507 sayılı Yasa’nın 2.5.1983 tarihli ve 62 sayılı K.H.K. ve K.H.K’nun aynen kabulüne dair 14.2.1985 tarihinde yürürlüğe giren 3153 sayılı Yasa ile değişik 5. maddesine göre ise “Esnaf ve Sanatkar siciline kayıtlı esnaf ve küçük sanatkarlar çalışma bölgesi içindeki derneğe kayıt olmak zorundadır. Kayıt zorunluluğunu 1 ay içinde yerine getirmeyenler sicile kayıt tarihinden itibaren geçerli olmak üzere doğrudan doğruya kaydedilirler.” Değişik 119. maddeye göre “ mesleki faaliyette bulunabilmeleri ve ilgili derneğe kaydedilmeleri için sicile kayıtları şarttır.” 62 sayılı K.H.K.’nun geçici 2. maddesinde “Esnaf siciline kayıt ilgili yönetmeliklerin yayımı tarihinden itibaren 1 yıl içinde çıkarılmak zorunda” olduğu bildirilmiş İlgili Yönetmelik ise 1.1.1984 tarihinde yürürlüğe konmuş ve 1 yıllık geçiş süresi 1.1.1985 tarihinde sona ermiştir.

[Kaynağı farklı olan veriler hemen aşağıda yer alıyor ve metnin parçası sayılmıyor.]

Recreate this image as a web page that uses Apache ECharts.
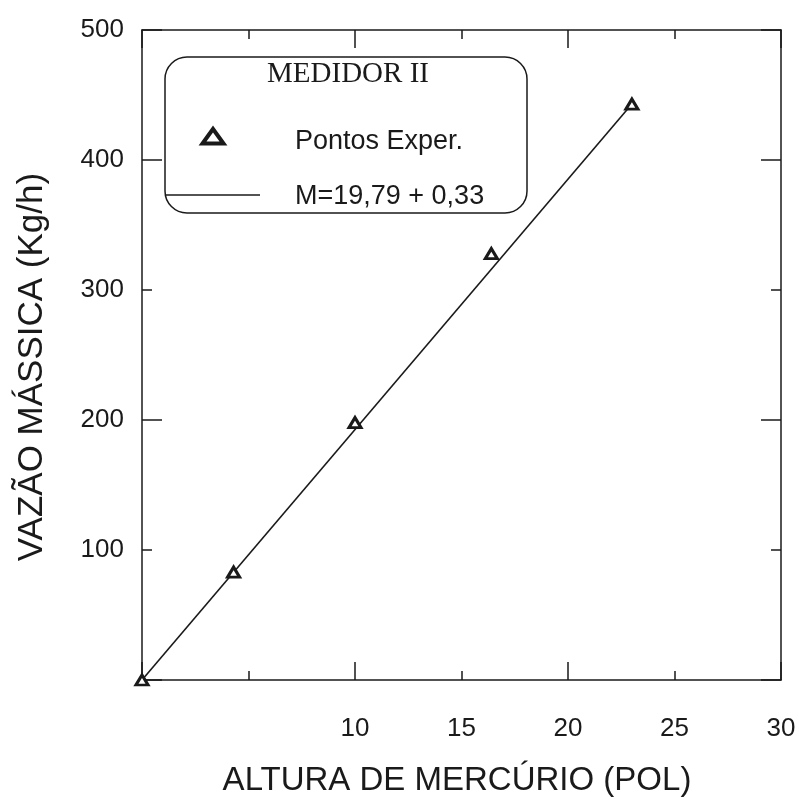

Dosyadaki kayıt ve belgelerden, davacının Kula Şoförler ve Otomobilciler Odası kaydına istinaden 22.03.1985 tarihi itibariyle 1479 sayılı Yasa kapsamında zorunlu Bağ-Kur sigortalısı olarak tescil edildiği, 30.10.1985-devam şeklinde oda kaydının, 2.1.1997-15.9.2000, 16.11.2000-devam şeklinde vergi kaydının, 24.12.1998-devam şeklinde esnaf ve sicil kaydının bulunduğu, kurumca oda kayıtlarında yapılan teftiş sonucunda davacının oda kaydına istinaden kazandığı sigortalılık süresinin iptaline karar verildiği anlaşılmaktadır.
Sosyal Güvenlik ve Kontrol Memurluğu’nun 29.6.2009 tarihli raporuna göre; Kula Şoförler ve Otomobilciler Odasına ait iki üye kayıt defterinden bahsedildiği ancak noter tastiki olmayan defterde sahtelik olup olmadığının tespit edilmediği anlaşılmaktadır.
Yapılacak iş, oda kayıtları getirtilip, noter tastiki yapılmayan defter üzerinde gerekirse alanında uzman bilirkişi tarafından kayıtlar üzerinde silinti, kazıntı yapılıp yapılmadığı tespit edilip, silinti ve kazıntının varlığı halinde oda kayıtlarının güvenilirliğinden söz edilemeyeceğinden, davacıya söz konusu oda kaydında sözü edilen mesleği icra ettiğine dair maddi delillerini ibraz etmek için süre vererek, bu mesleği sonrasında da devam ettirip ettirmediğine ilişkin tüm delilleri sunması sağlanarak gerekirse zabıta, maliye, muhtarlık marifetiyle davacının kendi nam ve hesabına bağımsız çalışmasının olup olmadığı araştırılıp, oda kayıtlarının sahte olmadığının tespiti halinde ise oda kaydının Sosyal Güvenlik Kontrol Memurlarınca düzenlenen rapora itibar edilmeyerek, oda kaydına göre başlayan sigortalılığın geçerli olduğu kabul edilerek davanın kabulüne ve çıkacak sonuca göre yaşlılık aylığına hak kazanıp kazanmadığını tespit etmekten ibarettir.
Mahkemece bu maddi ve hukuki olgular gözetilmeksizin yazılı şekilde hüküm kurulmuş olması usul ve yasaya aykırı olup bozma nedenidir.
O halde, davacının bu yönleri amaçlayan temyiz itirazları kabul edilmeli ve hüküm bozulmalıdır.
SONUÇ: Hükmün yukarıda açıklanan nedenlerle BOZULMASINA, temyiz harcının istek halinde davacıya iadesine, 27.02.2014 gününde oybirliğiyle karar verildi.